-- Begin Information shown --
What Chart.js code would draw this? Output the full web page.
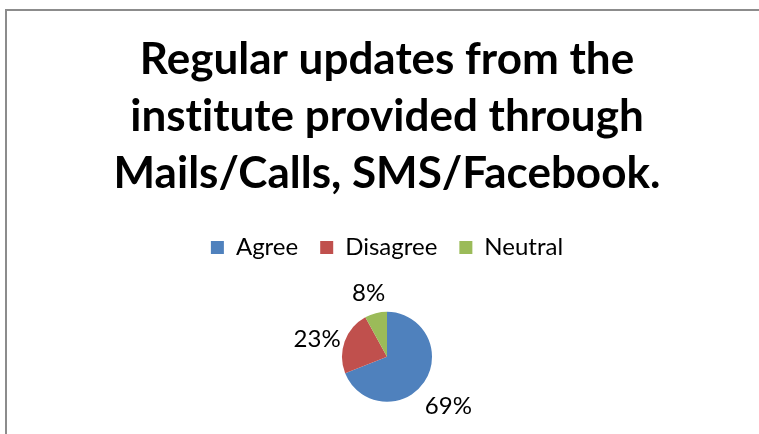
<!DOCTYPE html>
<html>
<head>
<meta charset="utf-8">
<script src="https://cdn.jsdelivr.net/npm/chart.js@4"></script>
<style>
  html, body { margin: 0; padding: 0; background: #fff; }
  #wrap { position: relative; width: 759px; height: 434px; overflow: hidden; }
  #frame { position: absolute; left: 5px; top: 9px; width: 800px; height: 500px;
           border-left: 2px solid #8c8c8c; border-top: 2px solid #8c8c8c; }
  canvas { position: absolute; left: 0; top: 0; }
</style>
</head>
<body>
<div id="wrap">
  <div id="frame"></div>
  <canvas id="myChart" width="759" height="434"></canvas>
</div>
<script>
// data
const titleLines = ['Regular updates from the', 'institute provided through', 'Mails/Calls, SMS/Facebook.'];
const categories = ['Agree', 'Disagree', 'Neutral'];
const percentages = [69, 23, 8];
const sliceColors = ['#4F81BD', '#C0504D', '#9BBB59'];

const fontFamily = 'Lato, "Open Sans", sans-serif';

// no "ti" ligatures, push pie a bit lower under the legend
const tweaks = {
    id: 'tweaks',
    beforeDraw(chart) {
        chart.ctx.textRendering = 'optimizeSpeed';
    },
    afterLayout(chart) {
        chart.chartArea.top += 10;
        chart.chartArea.height -= 10;
    }
};

// percent labels just outside each slice
const outsideLabels = {
    id: 'outsideLabels',
    afterDatasetsDraw(chart) {
        const ctx = chart.ctx;
        const meta = chart.getDatasetMeta(0);
        ctx.save();
        ctx.font = '24px ' + fontFamily;
        ctx.fillStyle = '#000';
        ctx.textAlign = 'center';
        ctx.textBaseline = 'middle';
        meta.data.forEach((arc, i) => {
            const p = arc.getProps(['x', 'y', 'startAngle', 'endAngle', 'outerRadius'], true);
            const mid = (p.startAngle + p.endAngle) / 2;
            const r = p.outerRadius * 1.65;
            ctx.fillText(percentages[i] + '%', p.x + Math.cos(mid) * r, p.y + Math.sin(mid) * r + 8);
        });
        ctx.restore();
    }
};

const ctx = document.getElementById('myChart').getContext('2d');
new Chart(ctx, {
    type: 'pie',
    data: {
        labels: categories,
        datasets: [{
            data: percentages,
            backgroundColor: sliceColors,
            borderWidth: 0,
            radius: 45
        }]
    },
    options: {
        responsive: false,
        animation: false,
        layout: { padding: { left: 15, right: 0, top: 0, bottom: 0 } },
        plugins: {
            title: {
                display: true,
                text: titleLines,
                color: '#000',
                font: { family: fontFamily, size: 44, weight: 'bold', lineHeight: 1.3 },
                padding: { top: 31, bottom: 11 }
            },
            legend: {
                position: 'top',
                labels: {
                    color: '#000',
                    boxWidth: 13,
                    boxHeight: 13,
                    padding: 22,
                    font: { family: fontFamily, size: 24 }
                }
            },
            tooltip: { enabled: false }
        }
    },
    plugins: [tweaks, outsideLabels]
});
</script>
</body>
</html>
-- End Information shown --
Exercise:
Repeat the data above exactly, but not the pictures.

Result below:
What Chart.js code would draw this? Output the full web page.
<!DOCTYPE html>
<html>
<head>
<meta charset="utf-8">
<script src="https://cdn.jsdelivr.net/npm/chart.js@4"></script>
<style>
  html, body { margin: 0; padding: 0; background: #fff; }
  #wrap { position: relative; width: 759px; height: 434px; overflow: hidden; }
  #frame { position: absolute; left: 5px; top: 9px; width: 800px; height: 500px;
           border-left: 2px solid #8c8c8c; border-top: 2px solid #8c8c8c; }
  canvas { position: absolute; left: 0; top: 0; }
</style>
</head>
<body>
<div id="wrap">
  <div id="frame"></div>
  <canvas id="myChart" width="759" height="434"></canvas>
</div>
<script>
// data
const titleLines = ['Regular updates from the', 'institute provided through', 'Mails/Calls, SMS/Facebook.'];
const categories = ['Agree', 'Disagree', 'Neutral'];
const percentages = [69, 23, 8];
const sliceColors = ['#4F81BD', '#C0504D', '#9BBB59'];

const fontFamily = 'Lato, "Open Sans", sans-serif';

// no "ti" ligatures, push pie a bit lower under the legend
const tweaks = {
    id: 'tweaks',
    beforeDraw(chart) {
        chart.ctx.textRendering = 'optimizeSpeed';
    },
    afterLayout(chart) {
        chart.chartArea.top += 10;
        chart.chartArea.height -= 10;
    }
};

// percent labels just outside each slice
const outsideLabels = {
    id: 'outsideLabels',
    afterDatasetsDraw(chart) {
        const ctx = chart.ctx;
        const meta = chart.getDatasetMeta(0);
        ctx.save();
        ctx.font = '24px ' + fontFamily;
        ctx.fillStyle = '#000';
        ctx.textAlign = 'center';
        ctx.textBaseline = 'middle';
        meta.data.forEach((arc, i) => {
            const p = arc.getProps(['x', 'y', 'startAngle', 'endAngle', 'outerRadius'], true);
            const mid = (p.startAngle + p.endAngle) / 2;
            const r = p.outerRadius * 1.65;
            ctx.fillText(percentages[i] + '%', p.x + Math.cos(mid) * r, p.y + Math.sin(mid) * r + 8);
        });
        ctx.restore();
    }
};

const ctx = document.getElementById('myChart').getContext('2d');
new Chart(ctx, {
    type: 'pie',
    data: {
        labels: categories,
        datasets: [{
            data: percentages,
            backgroundColor: sliceColors,
            borderWidth: 0,
            radius: 45
        }]
    },
    options: {
        responsive: false,
        animation: false,
        layout: { padding: { left: 15, right: 0, top: 0, bottom: 0 } },
        plugins: {
            title: {
                display: true,
                text: titleLines,
                color: '#000',
                font: { family: fontFamily, size: 44, weight: 'bold', lineHeight: 1.3 },
                padding: { top: 31, bottom: 11 }
            },
            legend: {
                position: 'top',
                labels: {
                    color: '#000',
                    boxWidth: 13,
                    boxHeight: 13,
                    padding: 22,
                    font: { family: fontFamily, size: 24 }
                }
            },
            tooltip: { enabled: false }
        }
    },
    plugins: [tweaks, outsideLabels]
});
</script>
</body>
</html>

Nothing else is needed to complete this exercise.